╭──

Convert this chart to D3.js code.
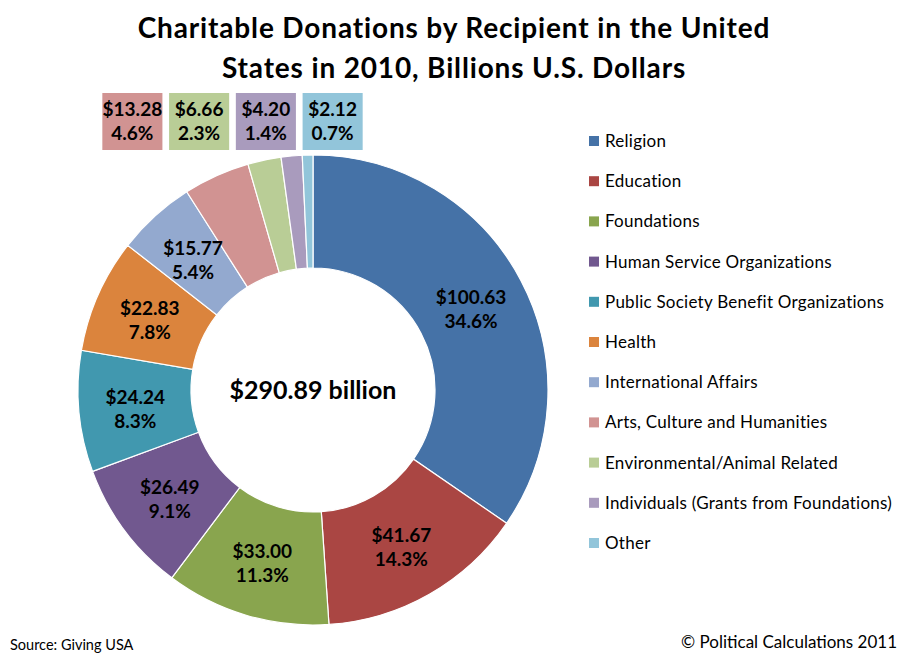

╰──
╭──

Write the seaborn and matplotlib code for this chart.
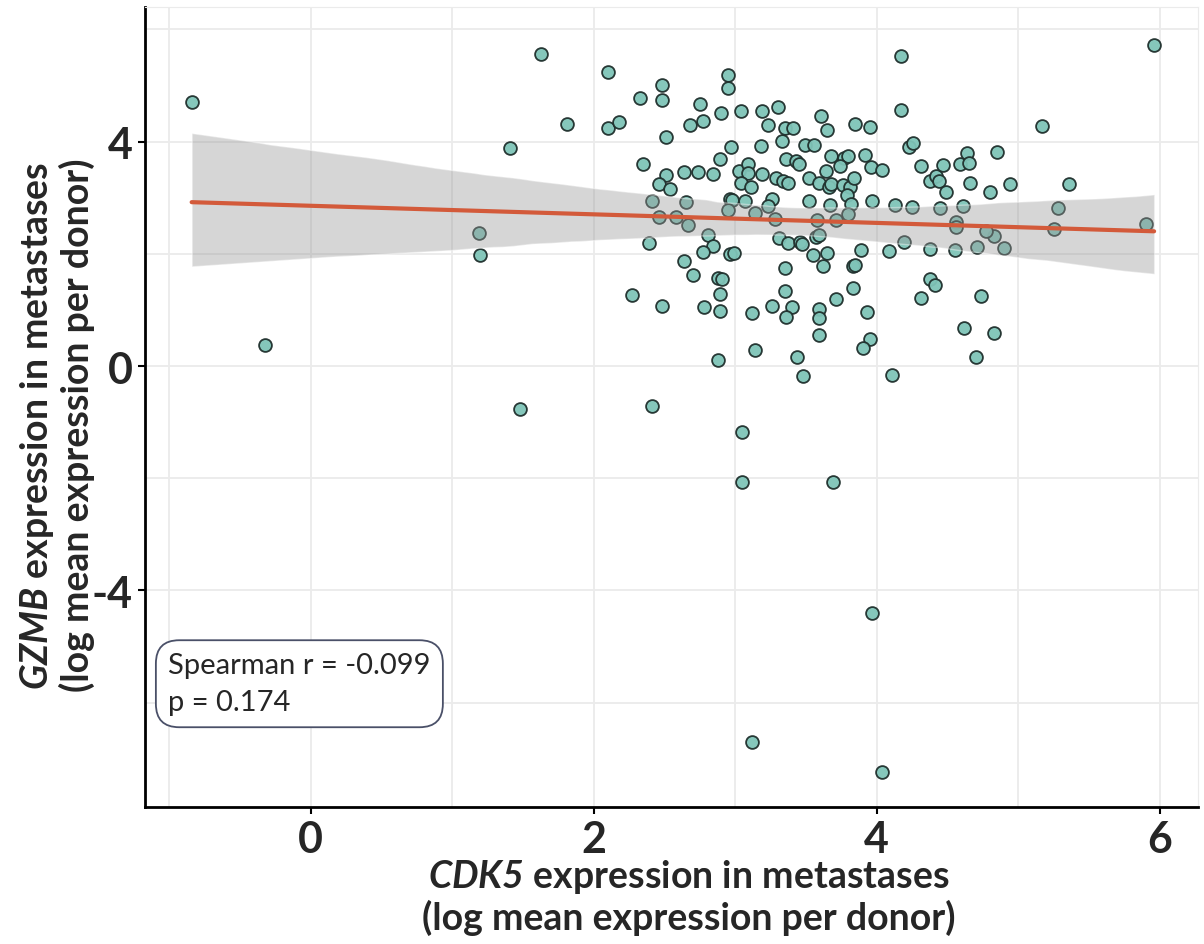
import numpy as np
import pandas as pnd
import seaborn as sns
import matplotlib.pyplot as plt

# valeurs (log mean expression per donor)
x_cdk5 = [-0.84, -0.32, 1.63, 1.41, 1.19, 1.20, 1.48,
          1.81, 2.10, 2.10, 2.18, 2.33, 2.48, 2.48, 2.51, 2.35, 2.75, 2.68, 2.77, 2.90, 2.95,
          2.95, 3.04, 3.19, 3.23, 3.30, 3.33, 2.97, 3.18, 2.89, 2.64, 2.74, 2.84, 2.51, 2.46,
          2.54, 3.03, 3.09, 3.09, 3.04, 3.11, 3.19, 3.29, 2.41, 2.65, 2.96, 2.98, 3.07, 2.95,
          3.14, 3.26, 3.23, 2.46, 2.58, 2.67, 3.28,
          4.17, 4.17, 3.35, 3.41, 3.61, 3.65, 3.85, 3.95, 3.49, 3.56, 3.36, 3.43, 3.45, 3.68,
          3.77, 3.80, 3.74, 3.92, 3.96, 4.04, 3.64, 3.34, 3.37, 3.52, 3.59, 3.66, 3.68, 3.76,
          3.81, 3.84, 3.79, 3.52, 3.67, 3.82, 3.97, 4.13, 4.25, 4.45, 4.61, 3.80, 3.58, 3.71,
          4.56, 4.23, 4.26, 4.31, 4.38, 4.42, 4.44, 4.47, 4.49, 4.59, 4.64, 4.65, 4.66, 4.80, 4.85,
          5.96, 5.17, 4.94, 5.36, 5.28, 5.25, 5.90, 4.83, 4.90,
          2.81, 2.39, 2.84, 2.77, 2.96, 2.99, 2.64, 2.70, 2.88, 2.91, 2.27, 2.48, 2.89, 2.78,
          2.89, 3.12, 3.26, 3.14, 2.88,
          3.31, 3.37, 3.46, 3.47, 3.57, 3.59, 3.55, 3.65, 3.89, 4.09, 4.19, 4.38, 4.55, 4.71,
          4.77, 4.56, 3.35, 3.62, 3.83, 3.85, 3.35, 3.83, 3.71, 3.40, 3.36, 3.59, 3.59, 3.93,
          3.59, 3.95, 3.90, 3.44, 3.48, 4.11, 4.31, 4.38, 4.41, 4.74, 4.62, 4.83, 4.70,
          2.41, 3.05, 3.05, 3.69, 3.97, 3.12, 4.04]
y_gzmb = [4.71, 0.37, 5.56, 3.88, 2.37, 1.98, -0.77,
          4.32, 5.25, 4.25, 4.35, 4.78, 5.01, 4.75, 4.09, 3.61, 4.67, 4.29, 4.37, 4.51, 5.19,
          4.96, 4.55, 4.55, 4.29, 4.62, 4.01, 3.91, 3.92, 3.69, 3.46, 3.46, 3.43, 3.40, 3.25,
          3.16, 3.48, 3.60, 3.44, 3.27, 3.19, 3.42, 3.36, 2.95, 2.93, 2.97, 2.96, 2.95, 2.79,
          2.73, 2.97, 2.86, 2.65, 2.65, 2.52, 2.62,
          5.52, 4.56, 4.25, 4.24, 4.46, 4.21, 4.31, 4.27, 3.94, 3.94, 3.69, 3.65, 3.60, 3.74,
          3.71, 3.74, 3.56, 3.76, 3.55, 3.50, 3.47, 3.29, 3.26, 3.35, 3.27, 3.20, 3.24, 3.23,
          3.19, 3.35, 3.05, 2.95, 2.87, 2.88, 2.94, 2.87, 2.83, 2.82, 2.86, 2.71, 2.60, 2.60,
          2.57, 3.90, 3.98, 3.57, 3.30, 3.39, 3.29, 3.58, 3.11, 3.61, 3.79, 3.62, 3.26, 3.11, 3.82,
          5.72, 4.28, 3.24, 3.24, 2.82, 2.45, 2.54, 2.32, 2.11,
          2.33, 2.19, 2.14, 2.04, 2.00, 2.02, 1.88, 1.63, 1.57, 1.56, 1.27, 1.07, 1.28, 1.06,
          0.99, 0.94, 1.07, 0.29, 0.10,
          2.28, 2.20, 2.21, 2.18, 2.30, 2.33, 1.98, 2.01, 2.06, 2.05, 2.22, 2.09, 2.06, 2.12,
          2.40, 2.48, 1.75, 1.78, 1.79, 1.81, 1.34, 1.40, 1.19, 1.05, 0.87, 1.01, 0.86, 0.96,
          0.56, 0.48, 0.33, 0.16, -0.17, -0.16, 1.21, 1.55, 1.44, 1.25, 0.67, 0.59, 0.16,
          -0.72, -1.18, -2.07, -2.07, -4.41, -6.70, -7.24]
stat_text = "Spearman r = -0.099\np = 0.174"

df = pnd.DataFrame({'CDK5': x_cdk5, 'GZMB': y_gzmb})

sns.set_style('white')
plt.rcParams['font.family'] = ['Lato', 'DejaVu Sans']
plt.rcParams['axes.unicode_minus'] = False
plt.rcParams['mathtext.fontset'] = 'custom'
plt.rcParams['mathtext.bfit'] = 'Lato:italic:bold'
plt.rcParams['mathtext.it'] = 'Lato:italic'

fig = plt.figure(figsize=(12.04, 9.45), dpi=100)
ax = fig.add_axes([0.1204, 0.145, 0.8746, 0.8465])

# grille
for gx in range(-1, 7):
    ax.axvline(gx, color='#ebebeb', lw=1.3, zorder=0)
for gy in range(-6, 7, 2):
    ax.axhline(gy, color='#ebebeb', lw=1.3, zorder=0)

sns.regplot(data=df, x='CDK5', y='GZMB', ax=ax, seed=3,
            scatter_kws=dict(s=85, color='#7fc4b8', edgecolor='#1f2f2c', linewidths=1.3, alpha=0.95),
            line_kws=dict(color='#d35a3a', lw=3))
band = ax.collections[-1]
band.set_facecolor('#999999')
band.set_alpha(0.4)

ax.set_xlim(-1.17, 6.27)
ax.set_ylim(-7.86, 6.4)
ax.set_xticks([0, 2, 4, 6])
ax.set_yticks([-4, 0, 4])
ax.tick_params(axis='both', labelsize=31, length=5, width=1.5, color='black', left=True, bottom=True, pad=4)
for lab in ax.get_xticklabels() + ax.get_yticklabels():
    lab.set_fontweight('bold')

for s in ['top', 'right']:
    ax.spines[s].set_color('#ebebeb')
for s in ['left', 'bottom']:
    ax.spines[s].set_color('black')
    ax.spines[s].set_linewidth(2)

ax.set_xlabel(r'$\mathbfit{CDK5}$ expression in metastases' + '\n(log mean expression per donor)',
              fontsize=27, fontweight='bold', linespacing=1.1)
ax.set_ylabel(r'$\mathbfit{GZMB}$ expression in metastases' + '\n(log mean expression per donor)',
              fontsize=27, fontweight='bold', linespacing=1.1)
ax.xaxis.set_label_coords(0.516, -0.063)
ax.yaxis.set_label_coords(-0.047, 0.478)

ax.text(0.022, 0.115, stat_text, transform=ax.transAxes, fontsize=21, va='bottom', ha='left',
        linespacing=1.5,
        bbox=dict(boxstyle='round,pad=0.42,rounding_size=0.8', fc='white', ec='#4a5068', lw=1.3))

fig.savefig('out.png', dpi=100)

╰──
╭──

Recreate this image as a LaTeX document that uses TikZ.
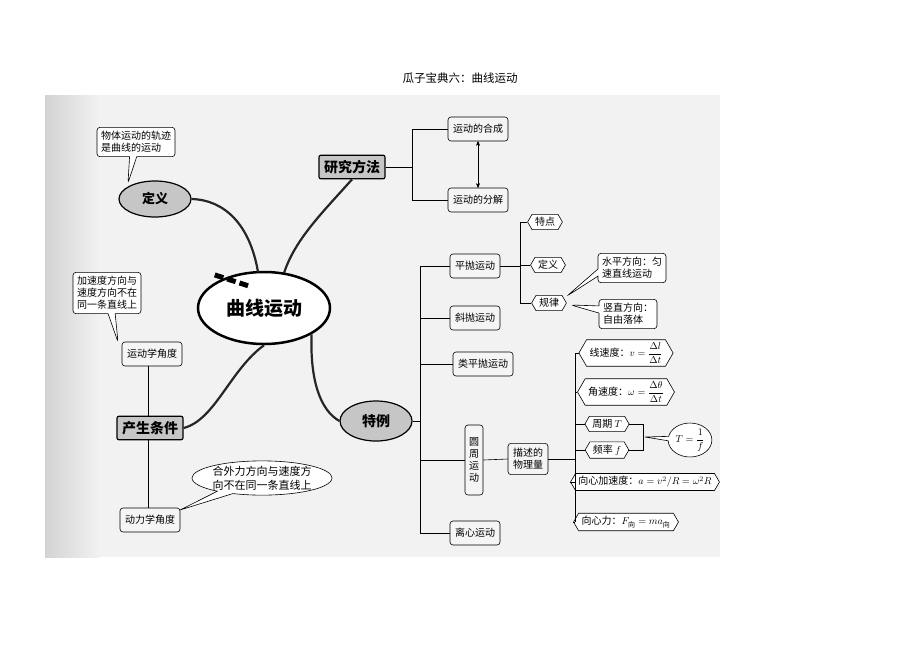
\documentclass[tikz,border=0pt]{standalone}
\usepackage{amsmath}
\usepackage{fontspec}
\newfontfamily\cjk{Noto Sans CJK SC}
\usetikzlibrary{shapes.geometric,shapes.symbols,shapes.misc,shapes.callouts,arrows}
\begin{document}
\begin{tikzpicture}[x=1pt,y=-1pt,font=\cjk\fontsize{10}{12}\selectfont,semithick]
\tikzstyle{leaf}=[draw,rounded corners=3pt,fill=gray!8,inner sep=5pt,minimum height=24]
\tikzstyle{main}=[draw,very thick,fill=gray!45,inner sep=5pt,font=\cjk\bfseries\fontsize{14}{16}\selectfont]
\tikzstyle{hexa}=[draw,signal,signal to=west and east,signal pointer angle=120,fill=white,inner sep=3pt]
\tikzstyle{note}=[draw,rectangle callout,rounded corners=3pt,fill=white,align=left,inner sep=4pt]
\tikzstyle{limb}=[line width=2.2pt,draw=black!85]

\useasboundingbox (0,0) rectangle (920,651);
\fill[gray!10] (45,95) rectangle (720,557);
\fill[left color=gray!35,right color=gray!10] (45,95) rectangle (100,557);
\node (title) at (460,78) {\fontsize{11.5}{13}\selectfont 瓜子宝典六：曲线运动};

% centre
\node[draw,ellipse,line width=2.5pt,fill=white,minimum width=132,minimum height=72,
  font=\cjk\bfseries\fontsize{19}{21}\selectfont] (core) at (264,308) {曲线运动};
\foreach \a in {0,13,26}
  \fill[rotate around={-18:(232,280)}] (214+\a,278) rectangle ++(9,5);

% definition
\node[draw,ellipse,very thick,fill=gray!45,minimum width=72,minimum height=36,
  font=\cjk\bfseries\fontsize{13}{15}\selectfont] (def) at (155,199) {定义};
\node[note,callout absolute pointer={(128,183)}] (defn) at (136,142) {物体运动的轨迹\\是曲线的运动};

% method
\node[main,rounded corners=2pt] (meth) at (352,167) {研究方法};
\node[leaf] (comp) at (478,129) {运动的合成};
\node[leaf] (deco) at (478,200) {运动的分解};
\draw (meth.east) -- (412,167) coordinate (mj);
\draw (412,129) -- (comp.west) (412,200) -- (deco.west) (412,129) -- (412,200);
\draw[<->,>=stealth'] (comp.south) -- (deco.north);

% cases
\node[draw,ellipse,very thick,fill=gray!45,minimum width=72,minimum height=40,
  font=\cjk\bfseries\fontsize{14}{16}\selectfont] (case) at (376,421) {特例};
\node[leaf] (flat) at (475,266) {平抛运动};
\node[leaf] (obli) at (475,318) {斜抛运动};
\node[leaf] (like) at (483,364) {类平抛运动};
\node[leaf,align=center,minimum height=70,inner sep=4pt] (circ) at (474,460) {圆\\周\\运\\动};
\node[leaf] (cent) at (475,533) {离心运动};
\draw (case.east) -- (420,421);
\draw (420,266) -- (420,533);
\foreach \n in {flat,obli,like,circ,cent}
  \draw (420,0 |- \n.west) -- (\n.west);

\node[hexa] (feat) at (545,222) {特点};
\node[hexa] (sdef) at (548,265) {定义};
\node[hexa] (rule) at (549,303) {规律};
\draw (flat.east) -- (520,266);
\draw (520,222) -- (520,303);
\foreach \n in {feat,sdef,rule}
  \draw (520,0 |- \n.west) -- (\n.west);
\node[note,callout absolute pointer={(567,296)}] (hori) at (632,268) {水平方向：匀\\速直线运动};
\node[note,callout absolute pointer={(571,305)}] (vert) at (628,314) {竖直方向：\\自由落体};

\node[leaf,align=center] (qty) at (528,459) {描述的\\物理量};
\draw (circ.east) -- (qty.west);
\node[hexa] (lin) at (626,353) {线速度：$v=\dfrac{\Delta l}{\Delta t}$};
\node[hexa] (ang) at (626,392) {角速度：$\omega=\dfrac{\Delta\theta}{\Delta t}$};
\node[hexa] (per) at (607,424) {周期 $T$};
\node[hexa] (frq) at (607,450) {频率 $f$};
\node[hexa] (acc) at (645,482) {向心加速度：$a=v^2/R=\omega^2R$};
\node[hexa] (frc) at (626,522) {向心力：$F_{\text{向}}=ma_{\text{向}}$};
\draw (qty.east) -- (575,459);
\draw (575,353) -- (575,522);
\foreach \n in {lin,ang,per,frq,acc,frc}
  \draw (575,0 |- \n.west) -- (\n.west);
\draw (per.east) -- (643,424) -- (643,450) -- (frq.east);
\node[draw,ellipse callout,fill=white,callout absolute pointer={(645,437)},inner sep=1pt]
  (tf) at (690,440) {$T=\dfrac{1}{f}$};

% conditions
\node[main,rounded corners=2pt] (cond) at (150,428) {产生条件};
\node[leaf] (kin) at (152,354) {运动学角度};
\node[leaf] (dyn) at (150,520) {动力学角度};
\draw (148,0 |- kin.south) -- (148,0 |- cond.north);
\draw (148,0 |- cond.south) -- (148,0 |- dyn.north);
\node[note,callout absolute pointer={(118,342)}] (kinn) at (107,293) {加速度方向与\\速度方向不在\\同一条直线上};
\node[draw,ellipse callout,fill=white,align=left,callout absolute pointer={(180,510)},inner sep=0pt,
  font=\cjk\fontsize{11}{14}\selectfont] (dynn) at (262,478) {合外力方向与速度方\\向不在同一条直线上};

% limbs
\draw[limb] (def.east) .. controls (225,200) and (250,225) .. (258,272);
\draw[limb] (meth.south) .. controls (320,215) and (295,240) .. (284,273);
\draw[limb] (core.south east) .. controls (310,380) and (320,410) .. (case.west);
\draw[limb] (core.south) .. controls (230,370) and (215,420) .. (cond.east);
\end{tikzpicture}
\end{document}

╰──

→ Exercise details:
Pictures in the material above should be skipped; print exactly the lines from the one with "Write the seaborn" through the one with "import matplotlib.pyplot as plt".

→ Completed task:
Write the seaborn and matplotlib code for this chart.
import numpy as np
import pandas as pnd
import seaborn as sns
import matplotlib.pyplot as plt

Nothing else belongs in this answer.